- Young Friends of Film are screening Robert Altman's Short Cuts tonight, with two stars (Matthew Modine and Annie Ross) in attendance. It's a wonderful movie starring my man Tom Waits (and no less than 30,000 other big-name actors) - if you haven't seen it, here's a great chance. The screening is followed by a party with an open bar and h'ors d'oeurves, so check it out and mingle with other film fans. Details are available here.
- Fellini's classic Amarcord is playing for a limited run at Film Forum. Like Short Cuts, this is one of those required-viewing movies - if you can't catch it on the big screen, please at least add it to your Netflix queue.
Opening this week...
FROST/NIXON, written by Peter Morgan, dir. by Ron Howard
Premise: A dramatic retelling of the post-Watergate television interviews between British talk-show host David Frost and former president Richard Nixon.

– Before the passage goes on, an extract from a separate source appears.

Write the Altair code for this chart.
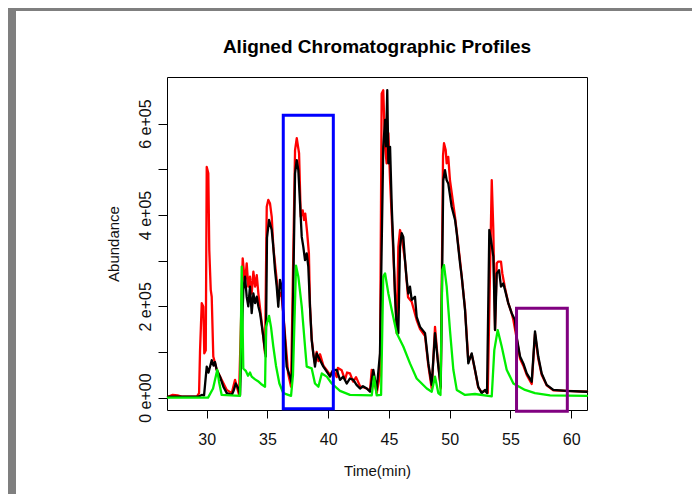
import altair as alt
import pandas as pd

TITLE = "Aligned Chromatographic Profiles"
X_TITLE = "Time(min)"
Y_TITLE = "Abundance"

TIME_TICKS = [30, 35, 40, 45, 50, 55, 60]
ABUND_TICKS = [0, 100000, 200000, 300000, 400000, 500000, 600000]
ABUND_LABELS = ["0 e+00", "", "2 e+05", "", "4 e+05", "", "6 e+05"]

# (time in min, abundance in units of 1e5)
RED = [(26.81,0.02),(27.20,0.06),(27.60,0.05),(28.00,0.02),(29.20,0.03),(29.37,0.10),(29.45,1.04),
       (29.59,2.07),(29.72,1.99),(29.80,0.97),(29.92,1.04),(30.00,5.05),(30.13,4.91),(30.21,3.23),
       (30.33,2.36),(30.41,2.21),(30.54,0.90),(30.82,0.61),(31.23,0.39),(31.65,0.17),(32.06,0.10),
       (32.33,0.39),(32.66,0.06),(32.96,3.05),(33.15,2.50),(33.29,2.94),(33.42,2.43),(33.56,2.65),
       (33.70,2.28),(33.84,2.76),(33.98,2.43),(34.12,2.68),(34.25,2.28),(34.53,1.63),(34.80,0.97),
       (34.94,4.18),(35.07,4.33),(35.21,4.25),(35.35,3.96),(35.48,3.30),(35.76,2.58),(35.89,2.14),
       (36.03,2.30),(36.17,2.20),(36.30,1.85),(36.70,0.53),(36.94,0.24),(37.27,5.42),(37.41,5.68),
       (37.60,5.35),(37.74,3.96),(37.90,4.10),(38.01,3.89),(38.11,4.03),(38.27,3.60),(38.41,3.16),
       (38.50,2.00),(38.64,1.30),(38.77,0.97),(38.91,0.75),(39.05,1.00),(39.19,0.80),(39.33,0.95),
       (39.60,0.70),(39.88,0.60),(40.15,0.50),(40.42,0.61),(40.70,0.45),(40.80,0.65),(41.11,0.60),
       (41.38,0.39),(41.55,0.55),(41.79,0.53),(42.05,0.35),(42.29,0.45),(42.62,0.25),(43.17,0.20),
       (43.44,0.15),(43.58,0.61),(43.99,0.10),(44.26,0.50),(44.40,6.66),(44.53,6.73),(44.68,5.49),
       (44.81,5.13),(44.95,5.79),(45.09,4.76),(45.36,3.16),(45.64,1.41),(45.77,3.30),(45.91,3.67),
       (46.05,3.52),(46.32,3.00),(46.57,2.20),(46.87,2.10),(47.28,1.70),(47.56,1.50),(47.97,1.35),
       (48.24,0.70),(48.52,0.20),(48.79,1.55),(49.06,0.70),(49.26,0.20),(49.45,5.30),(49.53,5.57),
       (49.67,5.42),(49.75,5.13),(49.88,5.27),(50.02,4.76),(50.44,3.95),(50.85,3.00),(51.26,1.95),
       (51.53,0.80),(51.81,0.95),(52.08,0.60),(52.35,0.22),(52.63,0.12),(52.91,0.15),(53.13,0.10),
       (53.35,3.20),(53.46,4.76),(53.59,3.67),(53.73,1.48),(53.87,2.94),(54.00,2.98),(54.22,2.98),
       (54.33,2.72),(54.55,2.40),(54.82,2.07),(55.10,1.85),(55.24,1.70),(55.51,1.30),(55.79,0.85),
       (56.06,0.70),(56.34,0.50),(56.75,0.30),(57.02,1.40),(57.29,0.85),(57.57,0.50),(57.98,0.27),
       (58.53,0.16),(59.63,0.15),(61.30,0.13)]

BLACK = [(26.81,0.02),(29.28,0.02),(29.59,0.06),(29.78,0.05),(30.00,0.68),(30.15,0.55),(30.41,0.82),
         (30.56,0.70),(30.68,0.78),(30.82,0.61),(31.09,0.46),(31.37,0.24),(31.65,0.10),(32.06,0.06),
         (32.21,0.15),(32.39,0.31),(32.60,0.20),(32.74,0.06),(33.01,2.36),(33.15,2.65),(33.29,2.21),
         (33.42,2.00),(33.56,2.43),(33.70,1.85),(33.84,2.28),(33.98,2.07),(34.12,2.21),(34.25,2.00),
         (34.39,1.85),(34.66,1.33),(34.86,0.90),(34.96,3.50),(35.13,3.89),(35.35,3.67),(35.48,3.30),
         (35.62,2.79),(35.76,2.43),(35.89,1.99),(36.03,2.58),(36.17,2.43),(36.30,1.85),(36.58,0.68),
         (36.86,0.46),(37.00,0.31),(37.27,4.91),(37.41,5.20),(37.54,4.98),(37.68,4.25),(37.82,3.52),
         (37.95,3.30),(38.09,3.01),(38.23,3.16),(38.36,2.87),(38.50,1.99),(38.64,1.26),(38.77,0.97),
         (38.91,0.68),(39.05,0.97),(39.33,0.82),(39.60,0.68),(39.88,0.57),(40.15,0.46),(40.40,0.60),
         (40.70,0.61),(40.97,0.39),(41.24,0.46),(41.52,0.31),(41.79,0.42),(42.07,0.39),(42.33,0.28),
         (42.62,0.20),(42.86,0.25),(43.17,0.20),(43.44,0.13),(43.71,0.61),(43.99,0.17),(44.26,0.97),
         (44.53,5.49),(44.68,6.08),(44.76,5.50),(44.86,6.73),(44.95,5.13),(45.09,5.49),(45.23,4.18),
         (45.36,3.30),(45.50,2.21),(45.64,1.55),(45.77,1.41),(45.91,3.30),(46.05,3.60),(46.18,3.52),
         (46.32,3.01),(46.46,2.58),(46.59,2.28),(46.73,2.43),(46.87,2.14),(47.14,2.21),(47.28,1.77),
         (47.56,1.55),(47.97,1.41),(48.24,0.75),(48.52,0.28),(48.79,1.41),(49.06,0.70),(49.26,0.24),
         (49.47,4.76),(49.61,4.98),(49.75,4.76),(49.88,4.69),(50.16,4.18),(50.44,3.89),(50.58,3.60),
         (50.85,2.94),(50.99,2.65),(51.26,1.92),(51.53,0.75),(51.81,0.97),(52.08,0.61),(52.35,0.24),
         (52.63,0.10),(52.91,0.17),(53.07,0.10),(53.26,3.67),(53.40,3.45),(53.59,3.09),(53.73,1.48),
         (53.87,2.72),(54.06,2.79),(54.22,2.43),(54.41,2.50),(54.55,2.36),(54.82,2.07),(55.10,1.85),
         (55.37,1.70),(55.51,1.33),(55.79,0.90),(56.06,0.75),(56.34,0.53),(56.75,0.35),(57.02,1.45),
         (57.29,0.90),(57.57,0.53),(57.98,0.28),(58.53,0.17),(59.63,0.15),(61.30,0.13)]

GREEN = [(26.81,0.00),(30.11,0.00),(30.52,0.20),(30.87,0.61),(31.01,0.35),(31.23,0.06),(32.74,0.04),
         (32.88,2.87),(33.01,0.64),(33.23,0.58),(33.40,0.48),(33.56,0.55),(33.70,0.46),(33.98,0.40),
         (34.22,0.36),(34.47,0.30),(34.80,0.24),(34.88,1.55),(35.13,1.79),(35.29,1.55),(35.48,1.12),
         (35.70,0.70),(35.98,0.31),(36.30,0.10),(36.94,0.04),(37.10,0.50),(37.35,2.89),(37.54,2.65),
         (37.82,2.00),(38.09,1.12),(38.23,0.68),(38.64,0.64),(38.91,0.31),(39.19,0.24),(39.47,0.53),
         (39.88,0.46),(40.29,0.31),(40.97,0.15),(41.79,0.06),(43.58,0.05),(43.77,0.46),(43.99,0.05),
         (44.35,0.06),(44.53,2.65),(44.68,2.72),(44.95,2.28),(45.23,1.92),(45.64,1.41),(46.18,1.12),
         (46.73,0.75),(47.28,0.42),(48.11,0.20),(48.52,0.13),(48.79,0.46),(49.06,0.10),(49.24,0.06),
         (49.39,2.79),(49.53,2.90),(49.75,2.43),(50.02,1.48),(50.30,0.61),(50.58,0.17),(51.26,0.06),
         (52.08,0.08),(53.46,0.03),(53.67,1.04),(53.95,1.48),(54.28,1.12),(54.69,0.61),(55.24,0.31),
         (56.20,0.17),(57.02,0.10),(58.26,0.05),(61.30,0.04)]

# highlight boxes: colour, time from, time to, abundance from, abundance to (1e5 units)
BOXES = [("#0000ff", 36.30, 40.42, -0.24, 6.18),
         ("#800080", 55.50, 59.68, -0.30, 1.96)]

FONT = "Liberation Sans"
X_DOMAIN = [26.73, 61.30]
Y_DOMAIN = [-27000, 702000]


def series_df(pairs):
    return pd.DataFrame({
        "time": [p[0] for p in pairs],
        "abund": [p[1] * 1e5 for p in pairs],
        "idx": list(range(len(pairs))),
    })


label_expr = "''"
for val, lab in reversed(list(zip(ABUND_TICKS, ABUND_LABELS))):
    label_expr = f"datum.value == {val} ? '{lab}' : ({label_expr})"

x_scale = alt.Scale(domain=X_DOMAIN, nice=False, zero=False)
y_scale = alt.Scale(domain=Y_DOMAIN, nice=False, zero=False)

x_axis = alt.Axis(values=TIME_TICKS, title=X_TITLE, grid=False, domain=False,
                  tickSize=8, tickColor="black", tickWidth=1,
                  labelFont=FONT, labelFontSize=16, labelColor="#111111", labelPadding=13,
                  labelFlush=False, labelOverlap=False,
                  titleFont=FONT, titleFontSize=15, titleFontWeight="normal", titleColor="#111111",
                  titleY=60, titleBaseline="middle")
y_axis = alt.Axis(values=ABUND_TICKS, labelExpr=label_expr, title=Y_TITLE, grid=False, domain=False,
                  tickSize=9, tickColor="black", tickWidth=1,
                  labelFont=FONT, labelFontSize=16, labelColor="#111111", labelPadding=8,
                  labelAngle=270, labelAlign="center", labelBaseline="alphabetic",
                  labelFlush=False, labelOverlap=False,
                  titleFont=FONT, titleFontSize=15, titleFontWeight="normal", titleColor="#111111",
                  titleAngle=270, titleX=-54, titleY=166.5, titleAlign="center", titleBaseline="middle")


def line_layer(pairs, color):
    return alt.Chart(series_df(pairs)).mark_line(
        color=color, strokeWidth=2.3, strokeJoin="round", strokeCap="round"
    ).encode(
        x=alt.X("time:Q", scale=x_scale, axis=x_axis),
        y=alt.Y("abund:Q", scale=y_scale, axis=y_axis),
        order="idx:Q",
    )


boxes_df = pd.DataFrame({
    "color": [b[0] for b in BOXES],
    "t1": [b[1] for b in BOXES],
    "t2": [b[2] for b in BOXES],
    "a1": [b[3] * 1e5 for b in BOXES],
    "a2": [b[4] * 1e5 for b in BOXES],
})
boxes = alt.Chart(boxes_df).mark_rect(fillOpacity=0, strokeWidth=3).encode(
    x=alt.X("t1:Q", scale=x_scale, axis=x_axis),
    x2="t2:Q",
    y=alt.Y("a1:Q", scale=y_scale, axis=y_axis),
    y2="a2:Q",
    stroke=alt.Stroke("color:N", scale=None),
)

# grey window frame of the original screenshot
frame_df = pd.DataFrame({"k": [0]})
frame_top = alt.Chart(frame_df).mark_rect(color="#7f7f7f").encode(
    x=alt.value(-159), x2=alt.value(525), y=alt.value(-69), y2=alt.value(-66))
frame_left = alt.Chart(frame_df).mark_rect(color="#7f7f7f").encode(
    x=alt.value(-159), x2=alt.value(-151), y=alt.value(-69), y2=alt.value(417))

# chart title as a text mark for exact placement
title_df = pd.DataFrame({"title": [TITLE]})
title = alt.Chart(title_df).mark_text(
    font=FONT, fontSize=19, fontWeight="bold", color="black",
    align="center", baseline="alphabetic",
).encode(x=alt.value(210), y=alt.value(-24), text="title:N")

chart = alt.layer(
    frame_top, frame_left, title,
    line_layer(RED, "#ff0000"),
    line_layer(BLACK, "#000000"),
    line_layer(GREEN, "#00ee00"),
    boxes,
).properties(
    width=420, height=333,
    padding={"left": 159, "top": 69, "right": 105, "bottom": 84},
    autosize=alt.AutoSizeParams(type="none"),
    background="white",
).configure_view(stroke="black", strokeWidth=1)

chart.save("out.html", embed_options={"renderer": "svg", "actions": False})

Playing at: Lincoln Square
Lots of great buzz around this one, and the trailers bring about warm, fuzzy memories of Altman's Secret Honor, which is by no means a bad thing. (When did this turn into an Altman-love day?) This is likely to get a nod for best adapted screenplay.
And speaking of that screenplay? You can read it for free over here.
NOBEL SON, written by Randall Miller and Jody Savin, dir. by Randall Miller
Premise: Barkley Michaelson is in a deep life rut. He's struggling to finish his PhD thesis when his father, the learned Eli Michaelson, wins the Nobel Prize for Chemistry. Barkley and his mother, Sarah, a renowned forensic psychiatrist, now have the ill-fortune of living with a man-eating monster whose philandering ways have gotten less and less discrete. As if Barkley's world is not bad enough, on the eve of his father receiving the Nobel, Barkley is kidnapped and the requested ransom is the $2,000,000 in Nobel prize money. Needless to say, Eli refuses to pay it and so starts a venomous tale of familial dysfunction, lust, betrayal and ultimately revenge. In the words of Michel De Montaigne, the 16th century philosopher: "There is more barbarity in eating a man alive than in eating him dead."
Playing at: Loews Village VII, AMC Empire 25
THE BLACK BALLOON, written by Elissa Down and Jimmy Jack, dir. by Elissa Down
Premise: All Thomas wants is a normal adolescence but his autistic brother, Charlie, thwarts his every opportunity. Will Thomas, with the help of his girlfriend, Jackie, accept his brother?
Playing at: AMC Empire 25, Village East Cinemas
CADILLAC RECORDS, written and directed by Darnell Martin
Premise: Chronicles the rise of Chess Records and its recording artists.
Playing at: AMC Empire 25, Union Square Stadium 14, Loews West 34th, Lincoln Square
The music geek in me is going to win out here: this tells the story of Chess Records' golden age, when they were the musical stables for Etta James, Howlin' Wolf, Muddy Waters, Chuck Berry, Little Walter...
The cast is great, too. I'm in.
PUNISHER: WAR ZONE, written by Nick Santora and Art Marcum, dir. by Lexi Alexander
Premise: After hunting down and killing hundreds of violent criminals, Frank Castle, aka The Punisher, faces his most deadly foe yet: Jigsaw.
Playing at: All over.
This review from Cinemablend has one of the most brutal blurbs I've ever seen:
"It’s as if someone saw Batman Forever and then thought: “Hey I wonder what this movie would look like if it were rated-R,” and then designed their sets accordingly."Ouch!
What are you doing/seeing this weekend?